Dataset extract:
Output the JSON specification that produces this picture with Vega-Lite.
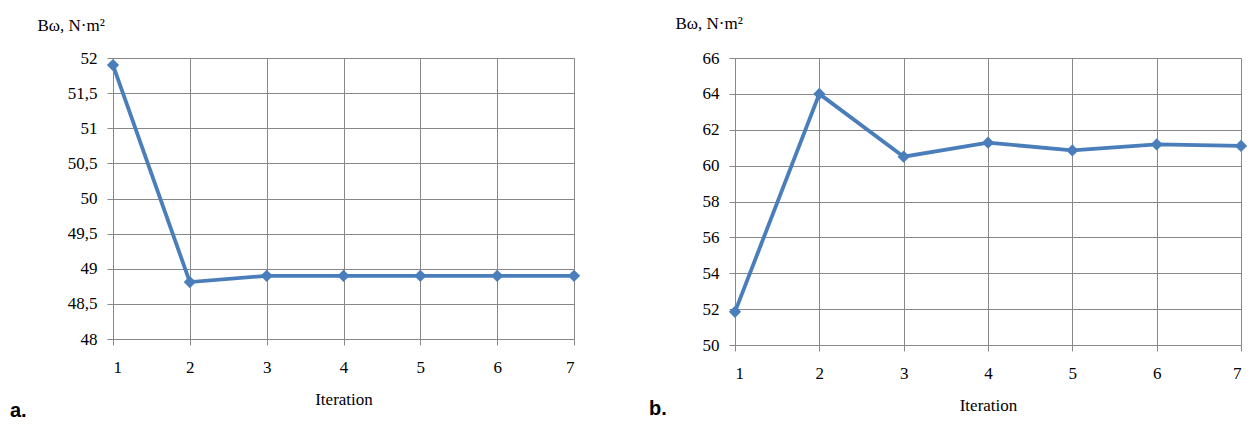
{
  "$schema": "https://vega.github.io/schema/vega-lite/v6.json",
  "padding": {"left": 10, "top": 14, "right": 0, "bottom": 0},
  "background": "white",
  "datasets": {
    "a": [
      {"iteration": 1, "value": 51.9},
      {"iteration": 2, "value": 48.81},
      {"iteration": 3, "value": 48.9},
      {"iteration": 4, "value": 48.9},
      {"iteration": 5, "value": 48.9},
      {"iteration": 6, "value": 48.9},
      {"iteration": 7, "value": 48.9}
    ],
    "b": [
      {"iteration": 1, "value": 51.85},
      {"iteration": 2, "value": 64.0},
      {"iteration": 3, "value": 60.5},
      {"iteration": 4, "value": 61.28},
      {"iteration": 5, "value": 60.85},
      {"iteration": 6, "value": 61.18},
      {"iteration": 7, "value": 61.1}
    ]
  },
  "spacing": 67,
  "hconcat": [
    {
      "width": 461,
      "height": 281,
      "data": {"name": "a"},
      "title": {"text": "a.", "orient": "bottom", "anchor": "start", "frame": "bounds", "font": "Liberation Sans", "fontSize": 20, "fontWeight": "bold", "color": "black", "offset": -6, "dx": -27},
      "encoding": {
        "x": {"field": "iteration", "type": "quantitative", "scale": {"domain": [1, 7], "nice": false},
              "axis": {"values": [1, 2, 3, 4, 5, 6, 7], "format": "d", "title": "Iteration",
                       "labelFont": "Liberation Serif", "labelFontSize": 17, "labelColor": "black", "labelPadding": 14}},
        "y": {"field": "value", "type": "quantitative", "scale": {"domain": [48, 52], "nice": false, "zero": false},
              "axis": {"values": [48, 48.5, 49, 49.5, 50, 50.5, 51, 51.5, 52], "labelExpr": "replace(format(datum.value, '~g'), '.', ',')",
                       "labelFont": "Liberation Serif", "labelFontSize": 17, "labelColor": "black", "labelPadding": 10,
                       "title": "Bω, N·m²", "titleAngle": 0, "titleAlign": "left", "titleBaseline": "alphabetic", "titleX": -76, "titleY": -28}}
      },
      "layer": [
        {"mark": {"type": "line", "color": "#4A7EBB", "strokeWidth": 3.8}},
        {"mark": {"type": "point", "shape": "diamond", "filled": true, "size": 150, "color": "#4A7EBB", "opacity": 1}}
      ]
    },
    {
      "width": 506,
      "height": 287,
      "data": {"name": "b"},
      "title": {"text": "b.", "orient": "bottom", "anchor": "start", "frame": "bounds", "font": "Liberation Sans", "fontSize": 20, "fontWeight": "bold", "color": "black", "offset": -14, "dx": -26},
      "encoding": {
        "x": {"field": "iteration", "type": "quantitative", "scale": {"domain": [1, 7], "nice": false},
              "axis": {"values": [1, 2, 3, 4, 5, 6, 7], "format": "d", "title": "Iteration",
                       "labelFont": "Liberation Serif", "labelFontSize": 17, "labelColor": "black", "labelPadding": 14}},
        "y": {"field": "value", "type": "quantitative", "scale": {"domain": [50, 66], "nice": false, "zero": false},
              "axis": {"values": [50, 52, 54, 56, 58, 60, 62, 64, 66], "format": "d",
                       "labelFont": "Liberation Serif", "labelFontSize": 17, "labelColor": "black", "labelPadding": 10,
                       "title": "Bω, N·m²", "titleAngle": 0, "titleAlign": "left", "titleBaseline": "alphabetic", "titleX": -60, "titleY": -30}}
      },
      "layer": [
        {"mark": {"type": "line", "color": "#4A7EBB", "strokeWidth": 3.8}},
        {"mark": {"type": "point", "shape": "diamond", "filled": true, "size": 150, "color": "#4A7EBB", "opacity": 1}}
      ]
    }
  ],
  "config": {
    "view": {"stroke": null},
    "axis": {
      "gridColor": "#888888", "gridOpacity": 1, "gridWidth": 1,
      "domainColor": "#888888", "domainWidth": 1,
      "tickColor": "#888888", "tickSize": 6,
      "titleFont": "Liberation Serif", "titleFontSize": 17, "titleFontWeight": "normal", "titleColor": "black"
    },
    "axisX": {"titlePadding": 16}
  }
}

Objective:
Retype the data above exactly; pictures are not part of the copy.

Reply to the task:
Output the JSON specification that produces this picture with Vega-Lite.
{
  "$schema": "https://vega.github.io/schema/vega-lite/v6.json",
  "padding": {"left": 10, "top": 14, "right": 0, "bottom": 0},
  "background": "white",
  "datasets": {
    "a": [
      {"iteration": 1, "value": 51.9},
      {"iteration": 2, "value": 48.81},
      {"iteration": 3, "value": 48.9},
      {"iteration": 4, "value": 48.9},
      {"iteration": 5, "value": 48.9},
      {"iteration": 6, "value": 48.9},
      {"iteration": 7, "value": 48.9}
    ],
    "b": [
      {"iteration": 1, "value": 51.85},
      {"iteration": 2, "value": 64.0},
      {"iteration": 3, "value": 60.5},
      {"iteration": 4, "value": 61.28},
      {"iteration": 5, "value": 60.85},
      {"iteration": 6, "value": 61.18},
      {"iteration": 7, "value": 61.1}
    ]
  },
  "spacing": 67,
  "hconcat": [
    {
      "width": 461,
      "height": 281,
      "data": {"name": "a"},
      "title": {"text": "a.", "orient": "bottom", "anchor": "start", "frame": "bounds", "font": "Liberation Sans", "fontSize": 20, "fontWeight": "bold", "color": "black", "offset": -6, "dx": -27},
      "encoding": {
        "x": {"field": "iteration", "type": "quantitative", "scale": {"domain": [1, 7], "nice": false},
              "axis": {"values": [1, 2, 3, 4, 5, 6, 7], "format": "d", "title": "Iteration",
                       "labelFont": "Liberation Serif", "labelFontSize": 17, "labelColor": "black", "labelPadding": 14}},
        "y": {"field": "value", "type": "quantitative", "scale": {"domain": [48, 52], "nice": false, "zero": false},
              "axis": {"values": [48, 48.5, 49, 49.5, 50, 50.5, 51, 51.5, 52], "labelExpr": "replace(format(datum.value, '~g'), '.', ',')",
                       "labelFont": "Liberation Serif", "labelFontSize": 17, "labelColor": "black", "labelPadding": 10,
                       "title": "Bω, N·m²", "titleAngle": 0, "titleAlign": "left", "titleBaseline": "alphabetic", "titleX": -76, "titleY": -28}}
      },
      "layer": [
        {"mark": {"type": "line", "color": "#4A7EBB", "strokeWidth": 3.8}},
        {"mark": {"type": "point", "shape": "diamond", "filled": true, "size": 150, "color": "#4A7EBB", "opacity": 1}}
      ]
    },
    {
      "width": 506,
      "height": 287,
      "data": {"name": "b"},
      "title": {"text": "b.", "orient": "bottom", "anchor": "start", "frame": "bounds", "font": "Liberation Sans", "fontSize": 20, "fontWeight": "bold", "color": "black", "offset": -14, "dx": -26},
      "encoding": {
        "x": {"field": "iteration", "type": "quantitative", "scale": {"domain": [1, 7], "nice": false},
              "axis": {"values": [1, 2, 3, 4, 5, 6, 7], "format": "d", "title": "Iteration",
                       "labelFont": "Liberation Serif", "labelFontSize": 17, "labelColor": "black", "labelPadding": 14}},
        "y": {"field": "value", "type": "quantitative", "scale": {"domain": [50, 66], "nice": false, "zero": false},
              "axis": {"values": [50, 52, 54, 56, 58, 60, 62, 64, 66], "format": "d",
                       "labelFont": "Liberation Serif", "labelFontSize": 17, "labelColor": "black", "labelPadding": 10,
                       "title": "Bω, N·m²", "titleAngle": 0, "titleAlign": "left", "titleBaseline": "alphabetic", "titleX": -60, "titleY": -30}}
      },
      "layer": [
        {"mark": {"type": "line", "color": "#4A7EBB", "strokeWidth": 3.8}},
        {"mark": {"type": "point", "shape": "diamond", "filled": true, "size": 150, "color": "#4A7EBB", "opacity": 1}}
      ]
    }
  ],
  "config": {
    "view": {"stroke": null},
    "axis": {
      "gridColor": "#888888", "gridOpacity": 1, "gridWidth": 1,
      "domainColor": "#888888", "domainWidth": 1,
      "tickColor": "#888888", "tickSize": 6,
      "titleFont": "Liberation Serif", "titleFontSize": 17, "titleFontWeight": "normal", "titleColor": "black"
    },
    "axisX": {"titlePadding": 16}
  }
}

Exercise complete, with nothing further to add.